With his open shirt and flowing dark mane, France’s most infamous public intellectual has adopted the cause of Libyan freedom, taking an outsized role in French foreign affairs in the process.
Even his detractors — and he has many — acknowledge that Bernard-Henri Levy helped engineer France’s pathbreaking recognition of Libya’s fledgling rebel authority, a major impetus for the coalition then gathering to back its struggle.
While largely unheralded abroad, BHL, as he is popularly known in France, is the most visible star in the nation’s crowded constellation of big thinkers, glitterati and talking heads.
Even those unfamiliar with his ideas or opinions immediately recognize the trademark white dress-shirt, mostly unbuttoned to expose an ever-tanned chest and his now-graying, wavy black locks. The image is as likely to turn up in the pages of a glossy gossip rag — sometimes flanked by his blond-bombshell wife, actress Arielle Dombasle — as in the columns of Le Monde or a high-brow televised debate on foreign affairs.

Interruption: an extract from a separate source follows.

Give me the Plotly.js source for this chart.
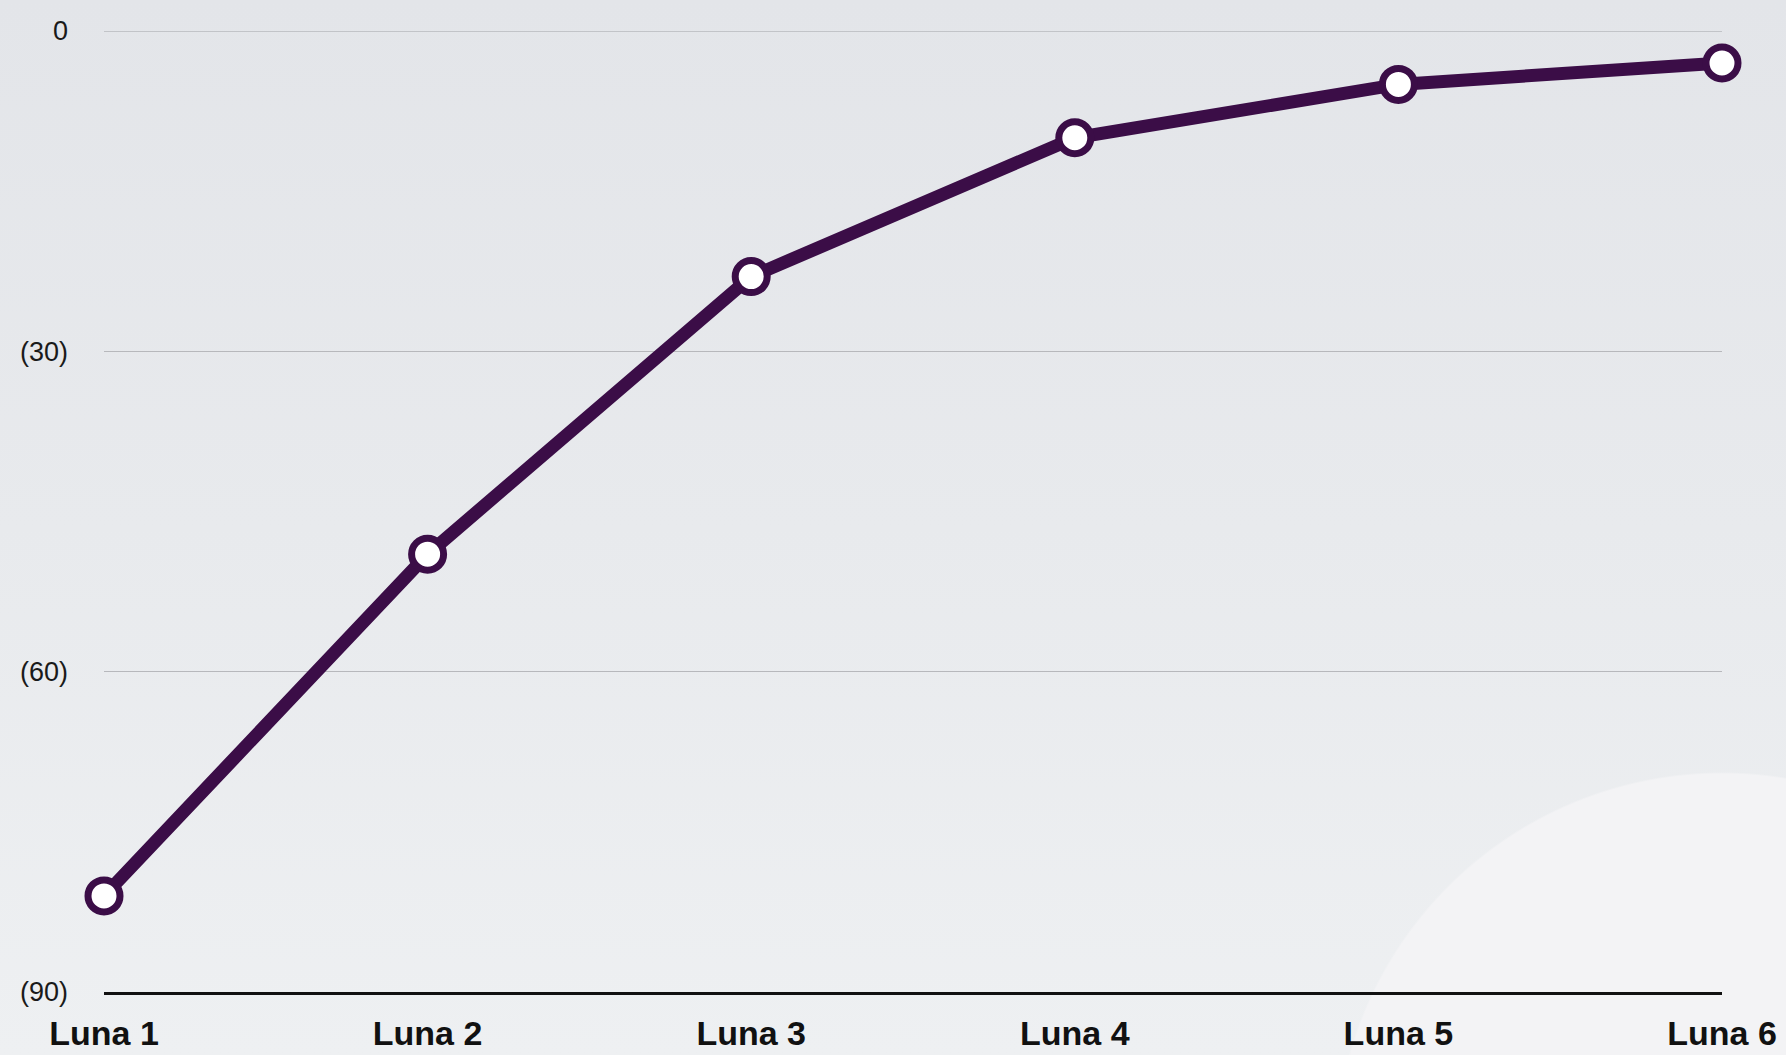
<!DOCTYPE html>
<html>
<head>
<meta charset="utf-8">
<script src="https://cdn.plot.ly/plotly-3.0.1.min.js"></script>
<style>
  html, body { margin: 0; padding: 0; }
  body {
    width: 1786px; height: 1055px; overflow: hidden;
    background:
      radial-gradient(circle 388px at 1722px 1160px, #f3f3f5 99.5%, rgba(243,243,245,0) 100%),
      linear-gradient(180deg, #e3e5e9 0%, #e8eaed 50%, #eef0f2 100%);
  }
  #chart { width: 1786px; height: 1055px; }
</style>
</head>
<body>
<div id="chart"></div>
<script>
const categories = ["Luna 1", "Luna 2", "Luna 3", "Luna 4", "Luna 5", "Luna 6"];
const values = [-81, -49, -23, -10, -5, -3];
const yTickVals = [0, -30, -60, -90];
const yTickText = ["0", "(30)", "(60)", "(90)"];

const trace = {
  type: "scatter",
  mode: "lines+markers",
  x: categories,
  y: values,
  cliponaxis: false,
  line: { color: "#3b0d47", width: 13 },
  marker: { symbol: "circle", size: 32, color: "#ffffff", line: { color: "#3b0d47", width: 7 } },
  hoverinfo: "skip"
};

const layout = {
  width: 1786,
  height: 1055,
  margin: { l: 104, r: 64, t: 31, b: 63 },
  paper_bgcolor: "rgba(0,0,0,0)",
  plot_bgcolor: "rgba(0,0,0,0)",
  showlegend: false,
  font: { family: "Liberation Sans, Arial, sans-serif", color: "#111" },
  shapes: [{
    type: "line", layer: "below",
    xref: "paper", x0: 0, x1: 1,
    yref: "y", y0: yTickVals[0], y1: yTickVals[0],
    line: { color: "#b7b8bc", width: 1.5 }
  }],
  xaxis: {
    type: "category",
    range: [0, 5],
    showgrid: false,
    zeroline: false,
    showline: true,
    linecolor: "#111111",
    linewidth: 2.5,
    ticks: "",
    ticklabelstandoff: 10,
    tickfont: { size: 34, color: "#111111", family: "Liberation Sans, Arial, sans-serif", weight: "bold" },
    fixedrange: true
  },
  yaxis: {
    range: [-90, 0],
    tickvals: yTickVals,
    ticktext: yTickText,
    showgrid: true,
    gridcolor: "#b7b8bc",
    gridwidth: 1.5,
    zeroline: false,
    showline: false,
    ticks: "",
    ticklabelstandoff: 35,
    tickfont: { size: 27, color: "#1a1a1a", family: "Liberation Sans, Arial, sans-serif" },
    fixedrange: true
  }
};

Plotly.newPlot("chart", [trace], layout, { displayModeBar: false, staticPlot: true });
</script>
</body>
</html>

Levy, 62, is the quintessential intellectuel engage — that special breed of thinker-qua-activist long lionized in France. Think Jean-Paul Sartre or Andre Malraux, two of Levy’s heroes. He attracts controversy, frequents war zones and loves paradox.
An Algerian-born Jew, he was an early and ardent defender of Bosnian Muslims during the war in Yugoslavia in the early 1990s.

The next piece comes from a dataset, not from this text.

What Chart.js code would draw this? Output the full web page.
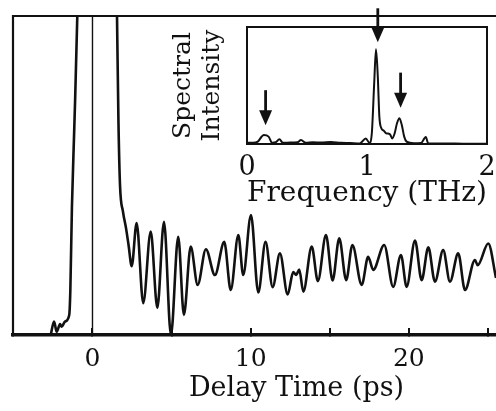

To research a book on Wall Street Journal reporter Daniel Pearl, kidnapped and killed by al-Qaeda in Pakistan 2002, he spent weeks prowling the byways of Karachi.

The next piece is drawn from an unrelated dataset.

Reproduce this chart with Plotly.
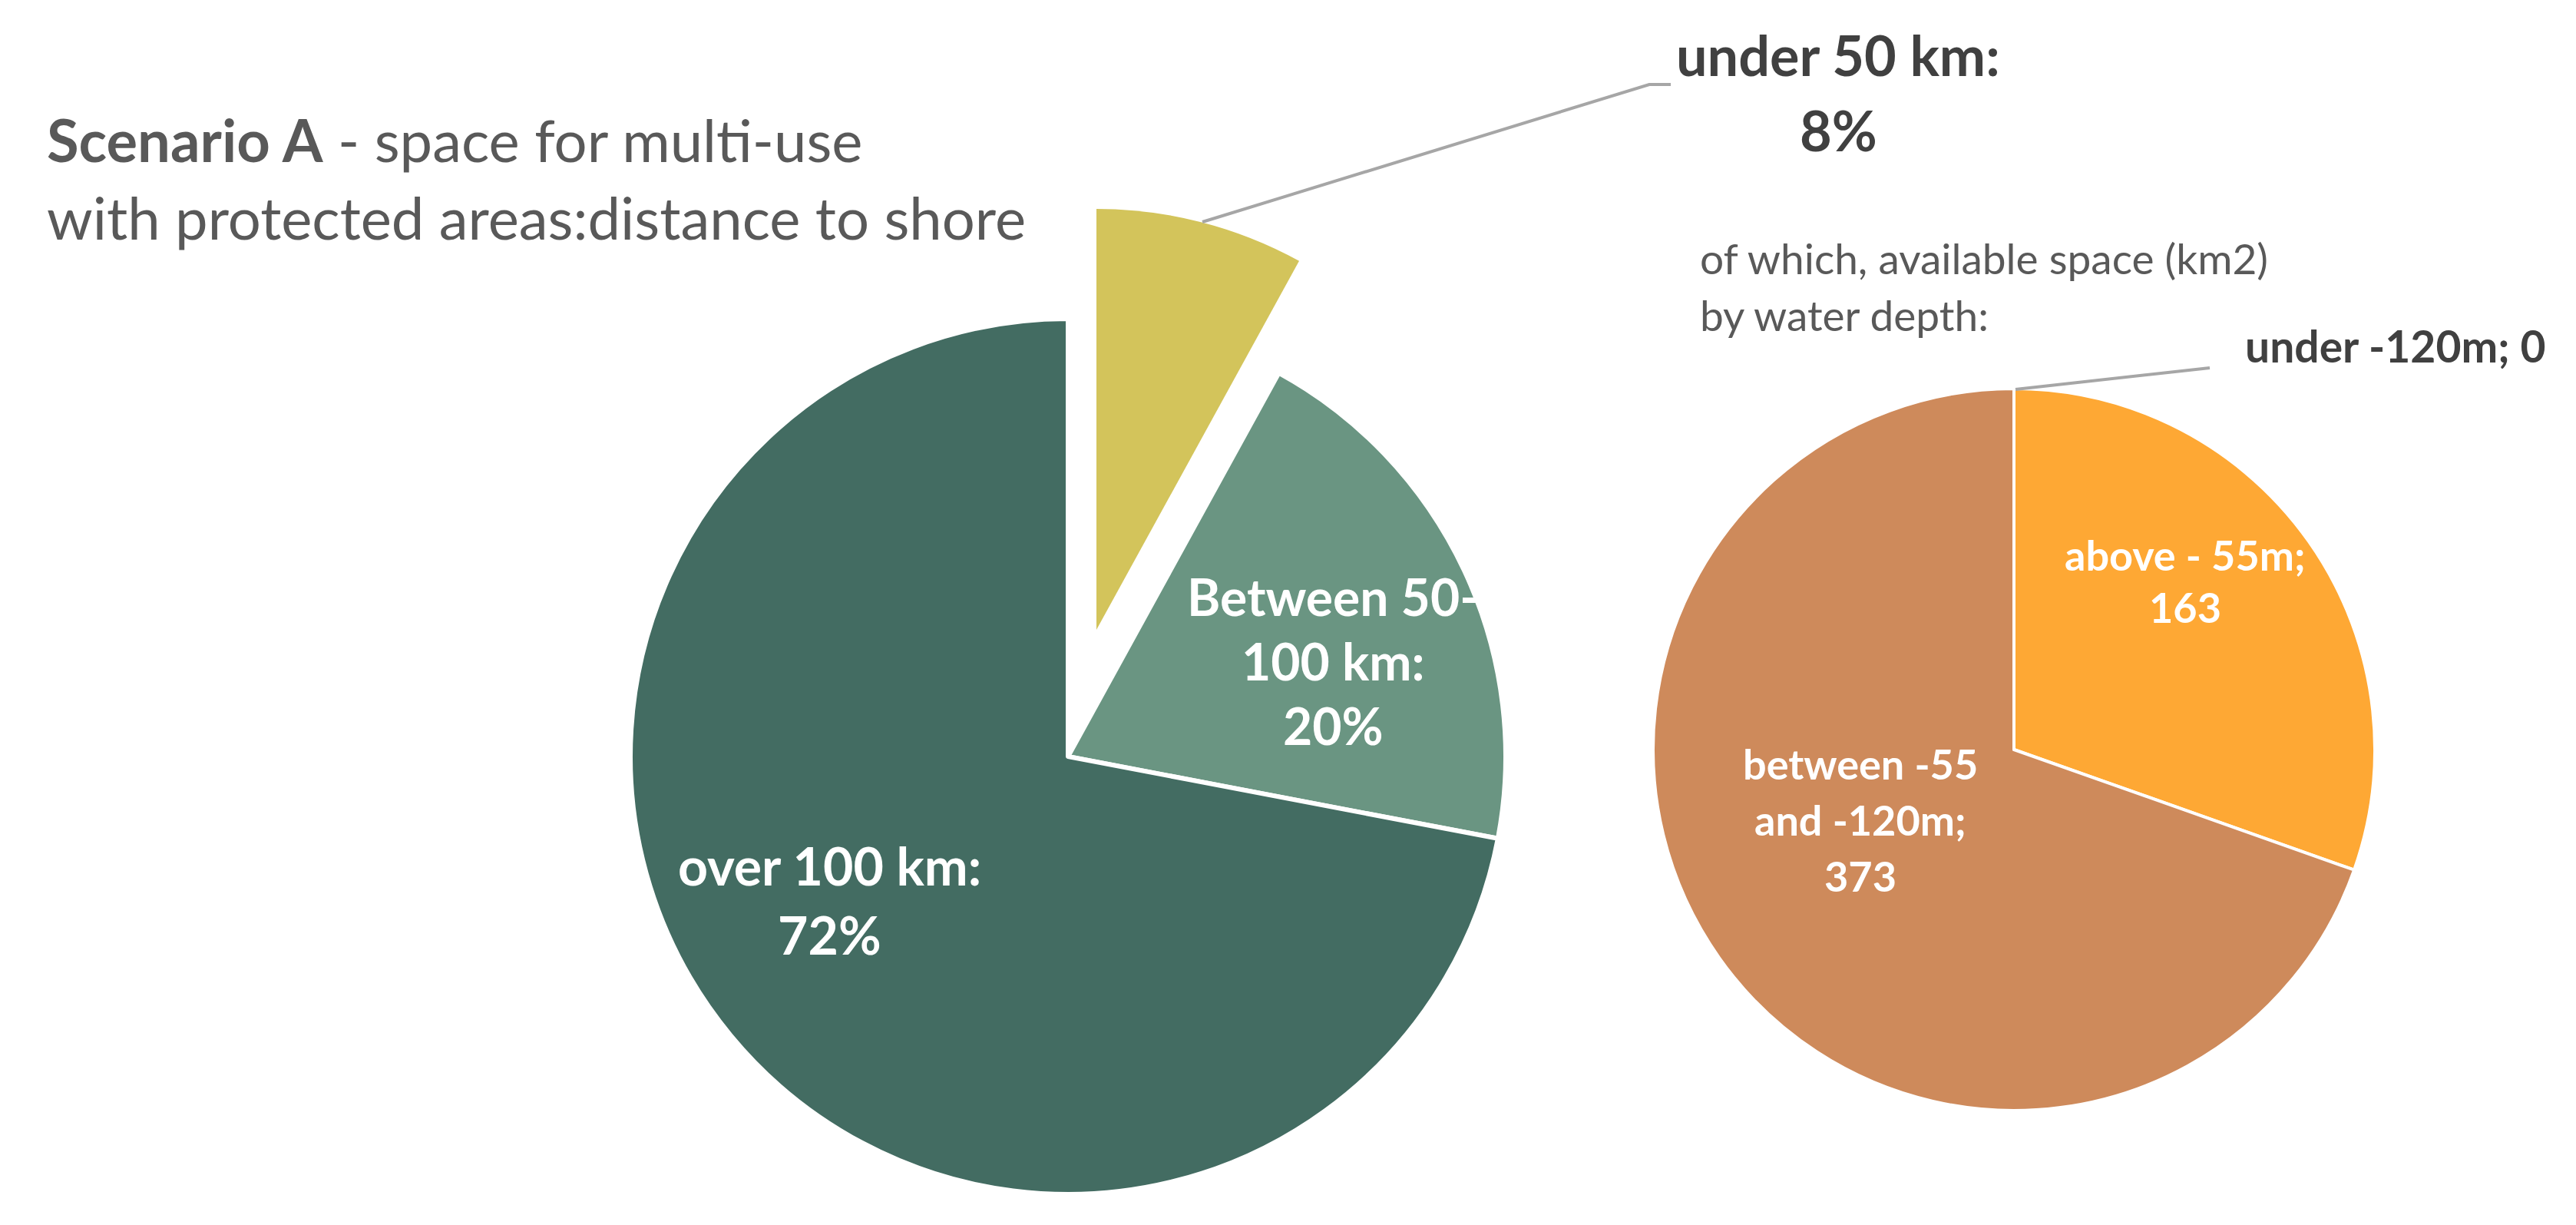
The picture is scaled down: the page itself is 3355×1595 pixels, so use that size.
import plotly.graph_objects as go

W, H = 3355, 1595

# distance to shore (share of space, %)
shore_labels = ["under 50 km", "Between 50-<br>100 km", "over 100 km"]
shore_pct = [8, 20, 72]
shore_colors = ["#D3C45B", "#6A9582", "#436C62"]

# of which, available space (km2) by water depth
depth_labels = ["above - 55m", "between -55<br>and -120m", "under -120m"]
depth_km2 = [163, 373, 0]
depth_colors = ["#FEA834", "#CE8A5B", "#8C8C8C"]

TITLE = ["<b>Scenario A</b> - space for multi-use", "with protected areas:distance to shore"]
SUBTITLE = ["of which, available space (km2)", "by water depth:"]

FONT = "Lato"
GREY = "#595959"
DARK = "#404040"
CLEAR = "rgba(0,0,0,0)"


def dom(cx, cy, r):
    # pixel centre/radius -> paper domain
    return dict(x=[(cx - r) / W, (cx + r) / W],
                y=[(H - cy - r) / H, (H - cy + r) / H])


def text_block(text, x, y, step, size, color, bold=False, anchor="center"):
    # one annotation per line so the line spacing can follow the original
    out = []
    for i, line in enumerate(text.split("<br>")):
        if bold:
            line = f"<b>{line}</b>"
        out.append(dict(
            x=x / W, y=1 - (y + i * step - 0.19 * size) / H,
            xref="paper", yref="paper", showarrow=False,
            xanchor=anchor, yanchor="middle", text=line,
            font=dict(family=FONT, size=size, color=color)))
    return out


fig = go.Figure()

# main pie, first slice left empty (drawn exploded below)
fig.add_trace(go.Pie(
    labels=shore_labels,
    values=shore_pct,
    sort=False, direction="clockwise", rotation=0,
    marker=dict(colors=[CLEAR] + shore_colors[1:], line=dict(color="white", width=6)),
    textinfo="none",
    domain=dom(1383, 977, 570),
    showlegend=False,
    hoverinfo="label+percent",
))

# exploded slice
fig.add_trace(go.Pie(
    labels=[shore_labels[0], "rest"],
    values=[shore_pct[0], sum(shore_pct[1:])],
    sort=False, direction="clockwise", rotation=0,
    marker=dict(colors=[shore_colors[0], CLEAR], line=dict(width=0)),
    textinfo="none",
    domain=dom(1420, 812, 548),
    showlegend=False,
    hoverinfo="skip",
))

# depth pie
fig.add_trace(go.Pie(
    labels=depth_labels,
    values=depth_km2,
    sort=False, direction="clockwise", rotation=0,
    marker=dict(colors=depth_colors, line=dict(color="white", width=4)),
    textinfo="none",
    domain=dom(2615, 968, 470),
    showlegend=False,
    hoverinfo="label+value",
))

shore_text = [f"{l}:<br>{v}%" for l, v in zip(shore_labels, shore_pct)]
depth_text = [f"{l};<br>{v}" for l, v in zip(depth_labels, depth_km2)]

ann = []
ann += text_block(TITLE[0], 51, 188, 0, 76, GREY, anchor="left")
ann += text_block(TITLE[1], 51, 289, 0, 76, GREY, anchor="left")
ann += text_block(SUBTITLE[0], 2204, 338, 0, 55, GREY, anchor="left")
ann += text_block(SUBTITLE[1], 2204, 412, 0, 55, GREY, anchor="left")

ann += text_block(shore_text[0], 2386, 77, 98, 72, DARK, bold=True)
ann += text_block(shore_text[1], 1728, 781, 84, 66, "white", bold=True)
ann += text_block(shore_text[2], 1072, 1131, 90, 68, "white", bold=True)

ann += text_block(depth_text[0], 2838, 725, 68, 54, "white", bold=True)
ann += text_block(depth_text[1], 2415, 997, 73, 54, "white", bold=True)
ann += text_block(depth_text[2].replace("<br>", " "), 3112, 453, 0, 57, DARK, bold=True)

leader = dict(color="#A6A6A6", width=4)
shapes = [
    dict(type="path", xref="paper", yref="paper",
         path=f"M {1558 / W},{1 - 281 / H} L {2140 / W},{1 - 102 / H} L {2168 / W},{1 - 102 / H}",
         line=leader),
    dict(type="line", xref="paper", yref="paper",
         x0=2617 / W, y0=1 - 499 / H, x1=2870 / W, y1=1 - 471 / H, line=leader),
]

fig.update_layout(
    width=W, height=H,
    margin=dict(l=0, r=0, t=0, b=0),
    paper_bgcolor="white", plot_bgcolor="white",
    font=dict(family=FONT),
    annotations=ann,
    shapes=shapes,
)

fig.write_html("out.html")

Politically on the left, he calls conservative French President Nicolas Sarkozy his friend, even if he has lobbied against many of his policies.
Early this month, Levy went to the eastern Libyan town of Benghazi, liberated days earlier by rebel forces after a bloody firestorm of protest. He encountered members of the just-formed interim national council and arranged for some of them to sit down with Sarkozy in Paris on March 10.
At the end of that meeting, which Levy attended, France became the first country in the world to recognize the provisional body as legitimate and to call for targeted air strikes against forces loyal to Libyan leader Muammar Qaddafi.
French Foreign Minister Alain Juppe, who was in Brussels during the Paris tete-a-tete, was apparently caught off-guard by the announcement, which briefly threw European diplomacy into a tizzy.
“Bernard-Henry Levy does not have a lot of fans at the foreign ministry,” one diplomat said dryly, asking not to be identified.
“The problem is not that he is consulted by the president of the republic,” said another foreign service veteran, also requesting anonymity. “What is shocking is the uncoordinated free-for-all, leaving the impression that the last person to say something is right.”
But what mattered in the end was the result, another well-placed government official said.
“After all, it kicked off a dynamic ... and made a common European position on the interim council possible,” he said.
An irrepressible writing machine, he has nonetheless found time to write more than two dozen books along the way.
He also runs and edits his own magazine, La Regle du Jeu, or the Rules of the Game, and contributes regularly to a dizzying array of newspapers and journals, both mainstream and esoteric.
Levy is not without detractors, some put off by his showmanship and others critical of what they describe as slipshod and slapdash research.
Last year he was caught red-faced for citing and praising the work of a philosopher who, it turned out, was invented as a joke by a journalist.
The writer took it in stride, admitting he had been duped and tipping his hat to the prankster.